Question for those smarter than me: What is an application for an int128 type anyways? I've never personally needed it, and I laughed at RISC-V for emphasizing that early on rather than... standardizing packed SIMD.

by PaulHoule

1 subcomments

Makes me think of the bad old days where the platform gave you 8-bit ints and you built everything else yourself... or AVR-8.

by beached_whale

0 subcomment

I am so happy that MSVC added 128 bit integers to their standard library in order to do ranges distance of uint64_t iota views. One type alias away from int128's on most machines running gcc/clang/msvc

by reactordev

1 subcomments

Tangential. A long time ago at a company far far away, this is how we did UUIDs that made up a TenantId and a UserId, using this exact same logic, minus the arithmetic.
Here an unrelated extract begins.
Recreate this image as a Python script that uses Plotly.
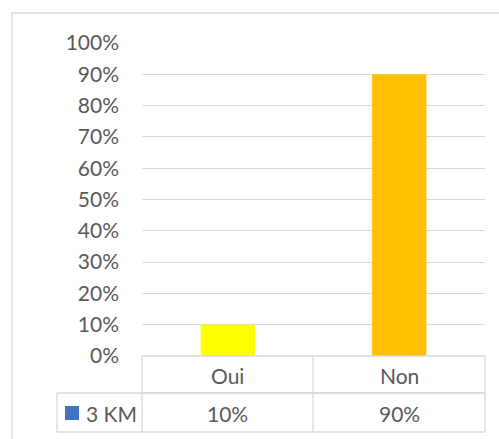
import plotly.graph_objects as go

categories = ["Oui", "Non"]
values = [0.10, 0.90]
bar_colors = ["#FFFF00", "#FFC000"]
series_name = "3 KM"
series_color = "#4472C4"
y_ticks = [0, 0.1, 0.2, 0.3, 0.4, 0.5, 0.6, 0.7, 0.8, 0.9, 1.0]
y_tick_labels = ["0%", "10%", "20%", "30%", "40%", "50%", "60%", "70%", "80%", "90%", "100%"]

W, H = 499, 439
ML, MR, MT, MB = 142, 14, 43, 83
PW, PH = W - ML - MR, H - MT - MB

def px(x):
    return (x - ML) / PW

def py(y):
    return (H - MB - y) / PH

TXT = "#595959"
GRID = "#D9D9D9"
FONT = "Lato"
FS = 21

fig = go.Figure()
fig.add_trace(go.Bar(
    x=categories, y=values, marker=dict(color=bar_colors, line=dict(width=0)),
    width=0.316, name=series_name, showlegend=False, hoverinfo="skip",
))

shapes = []
line = dict(color=GRID, width=1.3)
# outer chart border
shapes.append(dict(type="rect", xref="paper", yref="paper", x0=px(12), x1=px(520), y0=py(460), y1=py(13),
                   line=dict(color=GRID, width=1.3), layer="below"))
# data table lines
for (x0, x1, y0, y1) in [
    (142, 485, 356, 356), (142, 485, 393, 393), (57, 485, 393, 393), (57, 485, 432, 432),
    (142, 142, 356, 432), (313, 313, 356, 432), (485, 485, 356, 432), (57, 57, 393, 432),
]:
    shapes.append(dict(type="line", xref="paper", yref="paper", x0=px(x0), x1=px(x1), y0=py(y0), y1=py(y1), line=line))
# legend key
shapes.append(dict(type="rect", xref="paper", yref="paper", x0=px(65), x1=px(79), y0=py(420), y1=py(406),
                   fillcolor=series_color, line=dict(width=0)))

annotations = []
for i, c in enumerate(categories):
    annotations.append(dict(x=c, y=py(375), xref="x", yref="paper", text=c, showarrow=False,
                            font=dict(family=FONT, size=FS, color=TXT), xanchor="center", yanchor="middle"))
    annotations.append(dict(x=c, y=py(413), xref="x", yref="paper", text=f"{round(values[i]*100)}%", showarrow=False,
                            font=dict(family=FONT, size=FS, color=TXT), xanchor="center", yanchor="middle"))
annotations.append(dict(x=px(84), y=py(413), xref="paper", yref="paper", text=series_name, showarrow=False,
                        font=dict(family=FONT, size=FS, color=TXT), xanchor="left", yanchor="middle"))

fig.update_layout(
    width=W, height=H, margin=dict(l=ML, r=MR, t=MT, b=MB),
    paper_bgcolor="white", plot_bgcolor="white",
    shapes=shapes, annotations=annotations, showlegend=False,
    xaxis=dict(showticklabels=False, showgrid=False, zeroline=False, showline=False, ticks=""),
    yaxis=dict(range=[0, 1], tickvals=y_ticks, ticktext=y_tick_labels, showgrid=True, gridcolor=GRID,
               gridwidth=1.3, zeroline=False, showline=False, ticks="", ticklabelstandoff=22,
               automargin=False, tickfont=dict(family=FONT, size=FS, color=TXT)),
)

fig.write_html("out.html", config={"displayModeBar": False},
               post_script="document.body.style.margin='0';document.body.style.padding='0';")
Great stuff.
(We wanted something UUID like but deterministic that we could easily decompose and do RBAC with, this was prior to the invention of JWT’s, OAuth, and scopes, worked at the time).

by azhenley

3 subcomments

> we use 256-bit integers in our hot paths and go up to 564 bits for certain edge cases.
Why 564 bits? That’s 70.5 bytes.

by Joker_vD

1 subcomments

> On division: There is no neat codegen for division.
Wait, what? I'm fairly certain that you can do a 128-bit by 128-bit division using a x64's 128-bit by 64-bit division instruction that gives you only 64-bit quotient and remainder. The trick is to pre-multiply both dividend and divisor by a large enough power of 2 so that the "partial" quotient and remainders that the hardware instruction would need to produce will fit into 64 bits. On the whole, IIRC you need either 1 or 2 division instructions, depending on how large the divisor is (if it's too small, you need two divisions).